_CHALLENGE_. Reproduce exactly the opening lines of the listing, stopping after the line that contains "0.0713, 0.0571, 0.0451]" and including it.

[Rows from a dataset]
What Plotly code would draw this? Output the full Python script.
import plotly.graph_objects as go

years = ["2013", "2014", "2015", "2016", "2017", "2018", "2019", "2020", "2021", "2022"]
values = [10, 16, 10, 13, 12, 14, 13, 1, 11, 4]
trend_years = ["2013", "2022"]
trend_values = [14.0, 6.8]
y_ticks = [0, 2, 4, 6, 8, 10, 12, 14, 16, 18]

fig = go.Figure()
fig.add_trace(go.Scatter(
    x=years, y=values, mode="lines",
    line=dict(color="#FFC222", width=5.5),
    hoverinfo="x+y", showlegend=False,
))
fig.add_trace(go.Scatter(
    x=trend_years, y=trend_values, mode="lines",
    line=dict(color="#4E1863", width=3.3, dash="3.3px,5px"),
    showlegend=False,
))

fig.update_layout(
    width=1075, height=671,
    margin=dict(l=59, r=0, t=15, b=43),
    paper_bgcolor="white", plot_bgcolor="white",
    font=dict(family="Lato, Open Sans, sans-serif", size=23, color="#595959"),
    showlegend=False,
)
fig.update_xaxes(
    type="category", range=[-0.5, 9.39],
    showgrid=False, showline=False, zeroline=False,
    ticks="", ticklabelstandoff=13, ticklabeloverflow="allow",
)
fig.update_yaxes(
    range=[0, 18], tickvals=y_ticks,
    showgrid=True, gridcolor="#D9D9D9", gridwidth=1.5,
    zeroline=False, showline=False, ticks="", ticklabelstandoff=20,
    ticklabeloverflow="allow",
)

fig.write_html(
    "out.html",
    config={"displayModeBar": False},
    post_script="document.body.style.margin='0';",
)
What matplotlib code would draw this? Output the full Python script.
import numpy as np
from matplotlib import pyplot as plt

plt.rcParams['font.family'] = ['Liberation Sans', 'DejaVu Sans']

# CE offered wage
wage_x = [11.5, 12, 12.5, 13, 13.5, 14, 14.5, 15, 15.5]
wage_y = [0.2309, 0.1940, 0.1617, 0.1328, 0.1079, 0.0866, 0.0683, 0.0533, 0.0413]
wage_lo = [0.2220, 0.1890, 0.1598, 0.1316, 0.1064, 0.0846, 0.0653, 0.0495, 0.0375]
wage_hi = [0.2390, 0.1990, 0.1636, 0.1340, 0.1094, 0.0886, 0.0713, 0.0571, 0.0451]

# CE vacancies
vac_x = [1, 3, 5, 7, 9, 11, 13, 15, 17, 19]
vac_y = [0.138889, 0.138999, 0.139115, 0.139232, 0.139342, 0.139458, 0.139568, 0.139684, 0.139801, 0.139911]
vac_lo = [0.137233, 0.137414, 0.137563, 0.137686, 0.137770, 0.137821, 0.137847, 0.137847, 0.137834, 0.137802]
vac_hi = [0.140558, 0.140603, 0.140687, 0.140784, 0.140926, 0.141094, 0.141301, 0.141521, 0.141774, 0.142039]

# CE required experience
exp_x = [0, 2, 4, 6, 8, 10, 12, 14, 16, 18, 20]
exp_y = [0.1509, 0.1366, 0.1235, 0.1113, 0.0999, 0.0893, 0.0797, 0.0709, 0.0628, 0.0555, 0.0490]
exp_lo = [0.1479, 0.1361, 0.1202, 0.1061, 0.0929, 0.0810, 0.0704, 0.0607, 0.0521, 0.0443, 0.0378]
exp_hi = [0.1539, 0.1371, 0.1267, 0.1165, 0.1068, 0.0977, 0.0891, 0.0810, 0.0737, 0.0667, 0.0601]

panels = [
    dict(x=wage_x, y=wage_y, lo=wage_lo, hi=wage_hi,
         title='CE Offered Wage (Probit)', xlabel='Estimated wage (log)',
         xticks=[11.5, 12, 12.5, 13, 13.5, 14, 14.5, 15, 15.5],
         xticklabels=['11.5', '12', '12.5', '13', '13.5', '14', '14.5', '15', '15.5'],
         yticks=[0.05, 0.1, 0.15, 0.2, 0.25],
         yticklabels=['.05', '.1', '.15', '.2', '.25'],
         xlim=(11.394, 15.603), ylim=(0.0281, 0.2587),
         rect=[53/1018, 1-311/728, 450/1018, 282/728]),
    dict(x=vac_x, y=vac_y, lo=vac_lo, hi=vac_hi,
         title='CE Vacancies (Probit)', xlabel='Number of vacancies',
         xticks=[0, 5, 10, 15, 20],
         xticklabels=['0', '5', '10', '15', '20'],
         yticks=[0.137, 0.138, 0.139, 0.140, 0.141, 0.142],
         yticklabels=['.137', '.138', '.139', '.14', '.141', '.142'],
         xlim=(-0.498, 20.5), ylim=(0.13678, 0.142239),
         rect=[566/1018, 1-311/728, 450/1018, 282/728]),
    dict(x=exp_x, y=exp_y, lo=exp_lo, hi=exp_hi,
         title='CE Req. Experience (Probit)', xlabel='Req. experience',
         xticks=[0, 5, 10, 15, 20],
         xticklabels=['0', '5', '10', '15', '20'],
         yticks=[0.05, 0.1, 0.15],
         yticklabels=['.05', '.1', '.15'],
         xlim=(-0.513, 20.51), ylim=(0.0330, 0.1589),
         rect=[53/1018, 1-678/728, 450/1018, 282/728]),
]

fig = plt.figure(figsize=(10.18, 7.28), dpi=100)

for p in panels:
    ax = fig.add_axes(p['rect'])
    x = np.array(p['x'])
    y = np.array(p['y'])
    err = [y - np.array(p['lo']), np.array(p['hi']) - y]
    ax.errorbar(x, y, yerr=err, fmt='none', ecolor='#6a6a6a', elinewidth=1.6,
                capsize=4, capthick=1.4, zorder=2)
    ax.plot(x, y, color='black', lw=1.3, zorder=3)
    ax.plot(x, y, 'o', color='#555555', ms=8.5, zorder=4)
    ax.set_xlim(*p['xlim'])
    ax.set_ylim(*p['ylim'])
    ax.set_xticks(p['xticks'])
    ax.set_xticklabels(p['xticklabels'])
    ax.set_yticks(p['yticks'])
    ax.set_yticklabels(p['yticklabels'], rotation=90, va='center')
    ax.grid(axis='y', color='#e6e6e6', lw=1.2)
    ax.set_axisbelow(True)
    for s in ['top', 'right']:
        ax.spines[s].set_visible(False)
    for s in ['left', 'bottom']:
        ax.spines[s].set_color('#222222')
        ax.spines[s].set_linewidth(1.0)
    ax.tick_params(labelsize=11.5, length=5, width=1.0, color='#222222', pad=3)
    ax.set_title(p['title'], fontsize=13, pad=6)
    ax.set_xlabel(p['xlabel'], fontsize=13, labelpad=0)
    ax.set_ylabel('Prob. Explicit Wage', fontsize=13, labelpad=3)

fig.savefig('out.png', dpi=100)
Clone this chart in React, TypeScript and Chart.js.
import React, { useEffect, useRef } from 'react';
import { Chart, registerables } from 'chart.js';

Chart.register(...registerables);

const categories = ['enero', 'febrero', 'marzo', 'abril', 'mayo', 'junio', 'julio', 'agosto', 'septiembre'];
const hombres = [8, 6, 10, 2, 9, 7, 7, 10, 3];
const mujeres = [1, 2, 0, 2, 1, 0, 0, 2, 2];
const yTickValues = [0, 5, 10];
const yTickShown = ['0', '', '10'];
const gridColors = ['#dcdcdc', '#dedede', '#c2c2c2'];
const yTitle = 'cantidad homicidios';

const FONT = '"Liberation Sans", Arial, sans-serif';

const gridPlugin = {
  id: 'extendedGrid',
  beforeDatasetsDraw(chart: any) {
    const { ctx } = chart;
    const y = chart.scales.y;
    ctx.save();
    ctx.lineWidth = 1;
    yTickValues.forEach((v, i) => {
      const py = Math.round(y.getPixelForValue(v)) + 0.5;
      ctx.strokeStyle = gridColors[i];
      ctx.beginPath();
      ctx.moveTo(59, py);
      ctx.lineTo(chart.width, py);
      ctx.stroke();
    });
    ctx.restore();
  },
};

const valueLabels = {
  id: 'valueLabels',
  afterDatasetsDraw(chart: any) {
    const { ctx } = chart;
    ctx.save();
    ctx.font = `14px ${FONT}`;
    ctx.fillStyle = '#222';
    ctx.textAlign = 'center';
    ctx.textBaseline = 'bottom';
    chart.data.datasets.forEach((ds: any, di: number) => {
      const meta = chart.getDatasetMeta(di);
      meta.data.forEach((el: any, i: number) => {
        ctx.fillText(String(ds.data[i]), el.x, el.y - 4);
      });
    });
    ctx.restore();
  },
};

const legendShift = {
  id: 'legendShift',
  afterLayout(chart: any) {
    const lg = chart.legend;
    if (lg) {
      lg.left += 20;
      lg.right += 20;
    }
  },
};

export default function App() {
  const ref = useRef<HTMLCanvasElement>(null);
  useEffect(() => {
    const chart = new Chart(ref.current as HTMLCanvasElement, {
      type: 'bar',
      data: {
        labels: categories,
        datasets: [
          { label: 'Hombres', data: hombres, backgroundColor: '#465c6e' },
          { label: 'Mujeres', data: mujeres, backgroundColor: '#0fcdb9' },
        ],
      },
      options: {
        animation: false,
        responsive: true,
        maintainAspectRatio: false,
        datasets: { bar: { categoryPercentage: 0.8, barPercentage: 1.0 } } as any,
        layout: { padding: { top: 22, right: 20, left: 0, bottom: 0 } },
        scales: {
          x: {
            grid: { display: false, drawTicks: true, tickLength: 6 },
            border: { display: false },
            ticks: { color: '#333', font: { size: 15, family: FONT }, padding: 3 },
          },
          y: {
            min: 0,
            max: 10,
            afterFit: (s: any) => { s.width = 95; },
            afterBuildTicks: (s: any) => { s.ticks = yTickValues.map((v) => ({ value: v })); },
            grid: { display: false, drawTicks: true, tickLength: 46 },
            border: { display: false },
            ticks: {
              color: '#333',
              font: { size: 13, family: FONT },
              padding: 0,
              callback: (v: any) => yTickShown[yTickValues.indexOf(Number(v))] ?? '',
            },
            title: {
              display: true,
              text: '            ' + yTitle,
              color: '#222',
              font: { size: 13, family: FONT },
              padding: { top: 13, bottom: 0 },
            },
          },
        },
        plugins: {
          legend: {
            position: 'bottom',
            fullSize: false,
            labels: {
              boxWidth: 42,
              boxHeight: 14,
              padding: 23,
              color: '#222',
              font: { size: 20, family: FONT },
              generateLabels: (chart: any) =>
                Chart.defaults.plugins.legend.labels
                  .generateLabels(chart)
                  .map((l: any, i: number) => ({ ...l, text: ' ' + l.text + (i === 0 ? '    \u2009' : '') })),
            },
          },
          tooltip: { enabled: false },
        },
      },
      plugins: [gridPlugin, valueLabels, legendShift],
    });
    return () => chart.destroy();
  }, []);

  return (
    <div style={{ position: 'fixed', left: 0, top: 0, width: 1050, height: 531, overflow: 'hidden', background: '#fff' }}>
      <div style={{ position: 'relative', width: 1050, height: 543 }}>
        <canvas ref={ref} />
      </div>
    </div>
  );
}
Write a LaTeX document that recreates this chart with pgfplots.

_CORRECT ANSWER_.
What Plotly code would draw this? Output the full Python script.
import plotly.graph_objects as go

years = ["2013", "2014", "2015", "2016", "2017", "2018", "2019", "2020", "2021", "2022"]
values = [10, 16, 10, 13, 12, 14, 13, 1, 11, 4]
trend_years = ["2013", "2022"]
trend_values = [14.0, 6.8]
y_ticks = [0, 2, 4, 6, 8, 10, 12, 14, 16, 18]

fig = go.Figure()
fig.add_trace(go.Scatter(
    x=years, y=values, mode="lines",
    line=dict(color="#FFC222", width=5.5),
    hoverinfo="x+y", showlegend=False,
))
fig.add_trace(go.Scatter(
    x=trend_years, y=trend_values, mode="lines",
    line=dict(color="#4E1863", width=3.3, dash="3.3px,5px"),
    showlegend=False,
))

fig.update_layout(
    width=1075, height=671,
    margin=dict(l=59, r=0, t=15, b=43),
    paper_bgcolor="white", plot_bgcolor="white",
    font=dict(family="Lato, Open Sans, sans-serif", size=23, color="#595959"),
    showlegend=False,
)
fig.update_xaxes(
    type="category", range=[-0.5, 9.39],
    showgrid=False, showline=False, zeroline=False,
    ticks="", ticklabelstandoff=13, ticklabeloverflow="allow",
)
fig.update_yaxes(
    range=[0, 18], tickvals=y_ticks,
    showgrid=True, gridcolor="#D9D9D9", gridwidth=1.5,
    zeroline=False, showline=False, ticks="", ticklabelstandoff=20,
    ticklabeloverflow="allow",
)

fig.write_html(
    "out.html",
    config={"displayModeBar": False},
    post_script="document.body.style.margin='0';",
)
What matplotlib code would draw this? Output the full Python script.
import numpy as np
from matplotlib import pyplot as plt

plt.rcParams['font.family'] = ['Liberation Sans', 'DejaVu Sans']

# CE offered wage
wage_x = [11.5, 12, 12.5, 13, 13.5, 14, 14.5, 15, 15.5]
wage_y = [0.2309, 0.1940, 0.1617, 0.1328, 0.1079, 0.0866, 0.0683, 0.0533, 0.0413]
wage_lo = [0.2220, 0.1890, 0.1598, 0.1316, 0.1064, 0.0846, 0.0653, 0.0495, 0.0375]
wage_hi = [0.2390, 0.1990, 0.1636, 0.1340, 0.1094, 0.0886, 0.0713, 0.0571, 0.0451]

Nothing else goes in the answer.